** Start DATASET RECORDS **

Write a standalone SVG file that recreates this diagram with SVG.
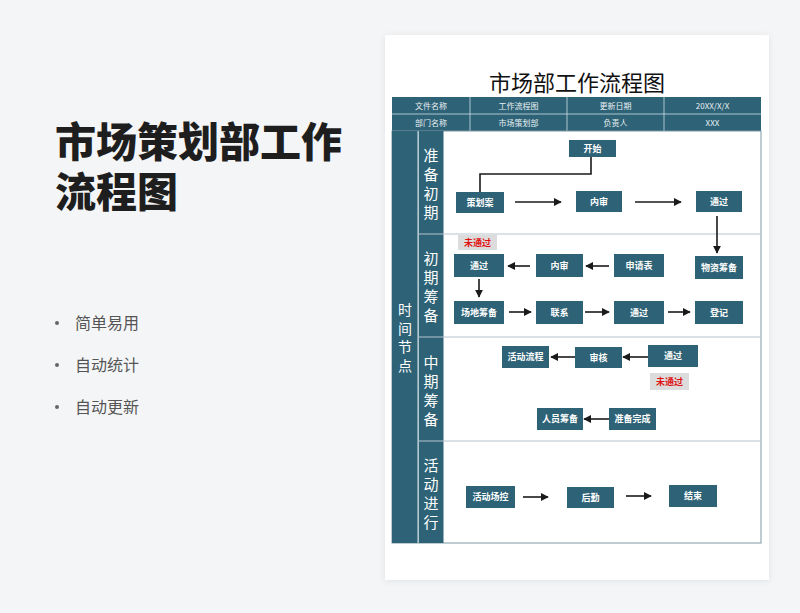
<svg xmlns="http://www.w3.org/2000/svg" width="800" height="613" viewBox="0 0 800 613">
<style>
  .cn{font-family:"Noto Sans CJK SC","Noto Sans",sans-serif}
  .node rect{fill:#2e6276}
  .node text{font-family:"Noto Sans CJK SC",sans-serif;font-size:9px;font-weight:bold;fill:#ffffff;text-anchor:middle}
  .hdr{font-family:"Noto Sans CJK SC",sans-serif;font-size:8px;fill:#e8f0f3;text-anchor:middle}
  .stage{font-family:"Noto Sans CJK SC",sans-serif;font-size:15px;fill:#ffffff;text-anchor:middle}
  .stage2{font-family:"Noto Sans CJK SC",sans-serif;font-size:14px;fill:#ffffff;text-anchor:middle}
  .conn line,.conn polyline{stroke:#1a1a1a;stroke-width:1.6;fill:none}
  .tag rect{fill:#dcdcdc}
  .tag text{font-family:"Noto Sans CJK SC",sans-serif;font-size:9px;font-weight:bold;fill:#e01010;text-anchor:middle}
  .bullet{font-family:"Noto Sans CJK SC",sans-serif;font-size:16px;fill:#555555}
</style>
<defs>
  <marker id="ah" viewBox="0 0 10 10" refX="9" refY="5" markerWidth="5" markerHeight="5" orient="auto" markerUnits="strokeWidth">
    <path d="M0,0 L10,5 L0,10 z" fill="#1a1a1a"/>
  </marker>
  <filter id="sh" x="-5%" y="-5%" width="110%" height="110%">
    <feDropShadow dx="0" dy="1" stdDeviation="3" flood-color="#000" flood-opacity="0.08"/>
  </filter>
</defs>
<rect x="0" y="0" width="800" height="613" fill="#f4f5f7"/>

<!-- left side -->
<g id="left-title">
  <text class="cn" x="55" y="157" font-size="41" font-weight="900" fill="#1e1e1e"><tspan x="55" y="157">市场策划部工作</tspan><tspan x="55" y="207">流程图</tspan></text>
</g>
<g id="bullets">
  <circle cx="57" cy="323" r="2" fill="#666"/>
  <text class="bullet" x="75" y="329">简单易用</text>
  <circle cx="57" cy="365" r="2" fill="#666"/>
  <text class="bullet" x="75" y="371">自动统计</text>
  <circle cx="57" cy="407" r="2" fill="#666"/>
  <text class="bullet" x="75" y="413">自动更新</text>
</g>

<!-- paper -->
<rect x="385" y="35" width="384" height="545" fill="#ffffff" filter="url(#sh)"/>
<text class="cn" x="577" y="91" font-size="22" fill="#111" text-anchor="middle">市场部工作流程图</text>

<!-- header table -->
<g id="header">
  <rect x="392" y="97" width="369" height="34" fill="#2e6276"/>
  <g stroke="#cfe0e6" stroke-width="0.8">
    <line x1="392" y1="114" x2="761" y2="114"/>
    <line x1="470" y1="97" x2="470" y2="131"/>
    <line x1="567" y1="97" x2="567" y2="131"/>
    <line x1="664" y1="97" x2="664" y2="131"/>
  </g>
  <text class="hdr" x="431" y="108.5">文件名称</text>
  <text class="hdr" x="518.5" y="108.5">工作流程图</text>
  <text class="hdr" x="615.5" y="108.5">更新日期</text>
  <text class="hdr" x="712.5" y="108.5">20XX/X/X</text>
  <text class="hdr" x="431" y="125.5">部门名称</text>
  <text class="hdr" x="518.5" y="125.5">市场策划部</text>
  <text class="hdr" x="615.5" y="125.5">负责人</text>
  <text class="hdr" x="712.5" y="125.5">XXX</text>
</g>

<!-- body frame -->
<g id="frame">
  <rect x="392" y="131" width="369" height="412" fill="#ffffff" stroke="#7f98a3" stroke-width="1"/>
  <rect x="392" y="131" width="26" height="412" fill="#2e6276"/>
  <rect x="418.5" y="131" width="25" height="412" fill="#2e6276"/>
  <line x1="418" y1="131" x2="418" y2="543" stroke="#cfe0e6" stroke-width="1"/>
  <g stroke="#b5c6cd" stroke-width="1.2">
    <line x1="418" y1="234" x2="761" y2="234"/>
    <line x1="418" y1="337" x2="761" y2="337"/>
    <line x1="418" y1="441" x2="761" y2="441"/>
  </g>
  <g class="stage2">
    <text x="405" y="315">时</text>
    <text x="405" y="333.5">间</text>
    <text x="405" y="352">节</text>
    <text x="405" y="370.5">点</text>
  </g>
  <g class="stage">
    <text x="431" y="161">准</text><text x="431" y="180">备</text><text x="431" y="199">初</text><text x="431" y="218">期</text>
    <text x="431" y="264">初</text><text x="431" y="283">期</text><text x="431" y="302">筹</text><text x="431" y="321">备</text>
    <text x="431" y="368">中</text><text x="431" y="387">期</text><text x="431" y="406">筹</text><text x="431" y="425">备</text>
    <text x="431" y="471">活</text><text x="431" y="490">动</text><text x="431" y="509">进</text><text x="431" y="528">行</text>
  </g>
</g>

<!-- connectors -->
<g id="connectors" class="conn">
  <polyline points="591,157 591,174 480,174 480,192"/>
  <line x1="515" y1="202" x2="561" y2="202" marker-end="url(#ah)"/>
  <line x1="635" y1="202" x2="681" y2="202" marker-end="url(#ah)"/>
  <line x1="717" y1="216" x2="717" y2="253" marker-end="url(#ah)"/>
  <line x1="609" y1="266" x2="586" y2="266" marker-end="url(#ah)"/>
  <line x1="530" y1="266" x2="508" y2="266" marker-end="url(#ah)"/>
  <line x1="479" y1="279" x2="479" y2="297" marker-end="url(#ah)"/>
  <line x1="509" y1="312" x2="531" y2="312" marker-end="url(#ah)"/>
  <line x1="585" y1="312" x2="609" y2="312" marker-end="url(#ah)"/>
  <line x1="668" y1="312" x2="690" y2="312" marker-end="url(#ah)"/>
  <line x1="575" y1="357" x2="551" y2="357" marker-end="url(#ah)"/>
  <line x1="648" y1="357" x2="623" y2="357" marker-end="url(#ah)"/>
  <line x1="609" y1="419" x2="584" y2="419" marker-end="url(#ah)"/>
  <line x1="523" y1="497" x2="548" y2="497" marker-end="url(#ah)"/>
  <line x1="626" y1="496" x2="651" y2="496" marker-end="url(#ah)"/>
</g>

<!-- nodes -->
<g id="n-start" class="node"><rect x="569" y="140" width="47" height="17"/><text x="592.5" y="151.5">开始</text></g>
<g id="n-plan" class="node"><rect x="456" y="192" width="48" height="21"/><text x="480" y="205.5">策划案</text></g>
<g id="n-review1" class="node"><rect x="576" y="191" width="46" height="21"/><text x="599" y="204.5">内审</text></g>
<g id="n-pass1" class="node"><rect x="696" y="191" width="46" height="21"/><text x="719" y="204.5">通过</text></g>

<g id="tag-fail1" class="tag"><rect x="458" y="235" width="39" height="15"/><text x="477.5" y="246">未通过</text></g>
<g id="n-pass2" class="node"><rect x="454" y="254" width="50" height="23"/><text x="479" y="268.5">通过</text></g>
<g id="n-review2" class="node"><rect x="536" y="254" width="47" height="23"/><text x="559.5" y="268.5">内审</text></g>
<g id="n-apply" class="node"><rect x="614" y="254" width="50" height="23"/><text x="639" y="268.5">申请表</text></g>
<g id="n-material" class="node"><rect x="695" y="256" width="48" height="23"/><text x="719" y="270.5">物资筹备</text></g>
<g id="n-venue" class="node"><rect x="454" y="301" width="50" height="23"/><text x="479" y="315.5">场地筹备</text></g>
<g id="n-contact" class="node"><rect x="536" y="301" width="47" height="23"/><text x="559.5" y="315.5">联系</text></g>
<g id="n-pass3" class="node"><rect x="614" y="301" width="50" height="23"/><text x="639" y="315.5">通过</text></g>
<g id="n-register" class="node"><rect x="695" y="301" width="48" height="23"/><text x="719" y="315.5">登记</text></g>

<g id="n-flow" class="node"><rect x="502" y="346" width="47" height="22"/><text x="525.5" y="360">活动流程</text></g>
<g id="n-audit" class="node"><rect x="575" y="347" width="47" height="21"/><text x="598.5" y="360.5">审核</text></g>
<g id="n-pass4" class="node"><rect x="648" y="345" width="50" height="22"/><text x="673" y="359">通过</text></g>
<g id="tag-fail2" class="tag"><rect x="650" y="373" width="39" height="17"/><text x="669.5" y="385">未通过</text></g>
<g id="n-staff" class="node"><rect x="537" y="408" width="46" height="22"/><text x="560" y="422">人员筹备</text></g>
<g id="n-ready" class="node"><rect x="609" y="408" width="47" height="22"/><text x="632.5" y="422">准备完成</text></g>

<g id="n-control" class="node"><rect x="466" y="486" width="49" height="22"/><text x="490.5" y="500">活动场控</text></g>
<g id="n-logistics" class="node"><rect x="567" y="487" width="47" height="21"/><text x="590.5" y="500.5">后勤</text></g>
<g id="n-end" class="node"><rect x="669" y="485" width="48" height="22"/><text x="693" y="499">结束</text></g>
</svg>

** End DATASET RECORDS **
** Start DATASET RECORDS **

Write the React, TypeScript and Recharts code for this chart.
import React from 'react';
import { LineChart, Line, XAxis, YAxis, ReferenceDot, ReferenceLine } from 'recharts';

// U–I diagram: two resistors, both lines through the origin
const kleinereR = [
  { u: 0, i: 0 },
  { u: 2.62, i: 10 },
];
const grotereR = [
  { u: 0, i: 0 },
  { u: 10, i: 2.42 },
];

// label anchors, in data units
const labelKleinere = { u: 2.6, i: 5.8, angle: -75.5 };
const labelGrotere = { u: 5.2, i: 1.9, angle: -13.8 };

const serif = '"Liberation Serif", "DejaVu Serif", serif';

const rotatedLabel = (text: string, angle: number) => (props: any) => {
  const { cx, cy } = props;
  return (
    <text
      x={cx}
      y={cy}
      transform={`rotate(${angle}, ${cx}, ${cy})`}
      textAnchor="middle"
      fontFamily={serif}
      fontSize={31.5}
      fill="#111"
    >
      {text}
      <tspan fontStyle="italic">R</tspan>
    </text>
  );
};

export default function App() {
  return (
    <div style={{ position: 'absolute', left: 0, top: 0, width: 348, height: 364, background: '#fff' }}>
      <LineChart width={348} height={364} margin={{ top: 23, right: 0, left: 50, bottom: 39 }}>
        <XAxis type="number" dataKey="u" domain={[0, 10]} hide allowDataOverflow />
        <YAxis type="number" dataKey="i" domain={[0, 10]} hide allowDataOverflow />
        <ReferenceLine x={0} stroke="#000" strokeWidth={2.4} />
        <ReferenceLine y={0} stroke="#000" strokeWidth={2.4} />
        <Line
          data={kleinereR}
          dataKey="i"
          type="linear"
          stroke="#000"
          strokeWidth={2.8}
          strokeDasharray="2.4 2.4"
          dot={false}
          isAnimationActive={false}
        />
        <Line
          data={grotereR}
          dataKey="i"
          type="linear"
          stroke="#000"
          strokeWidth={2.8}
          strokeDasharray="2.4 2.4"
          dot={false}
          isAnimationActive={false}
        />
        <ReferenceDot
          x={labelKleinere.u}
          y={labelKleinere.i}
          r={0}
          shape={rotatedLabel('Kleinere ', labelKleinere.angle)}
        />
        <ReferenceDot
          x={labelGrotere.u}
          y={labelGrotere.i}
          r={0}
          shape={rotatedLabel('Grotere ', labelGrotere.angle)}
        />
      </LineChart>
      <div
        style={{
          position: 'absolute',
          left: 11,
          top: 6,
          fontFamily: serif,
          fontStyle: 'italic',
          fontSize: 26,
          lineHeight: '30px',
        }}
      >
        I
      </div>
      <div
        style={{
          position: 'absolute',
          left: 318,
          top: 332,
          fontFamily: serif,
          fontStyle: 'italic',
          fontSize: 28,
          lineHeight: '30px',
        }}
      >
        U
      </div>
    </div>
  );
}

** End DATASET RECORDS **

Exactly how many lines of the listing above contain the string "this"? Give no more than the number.

2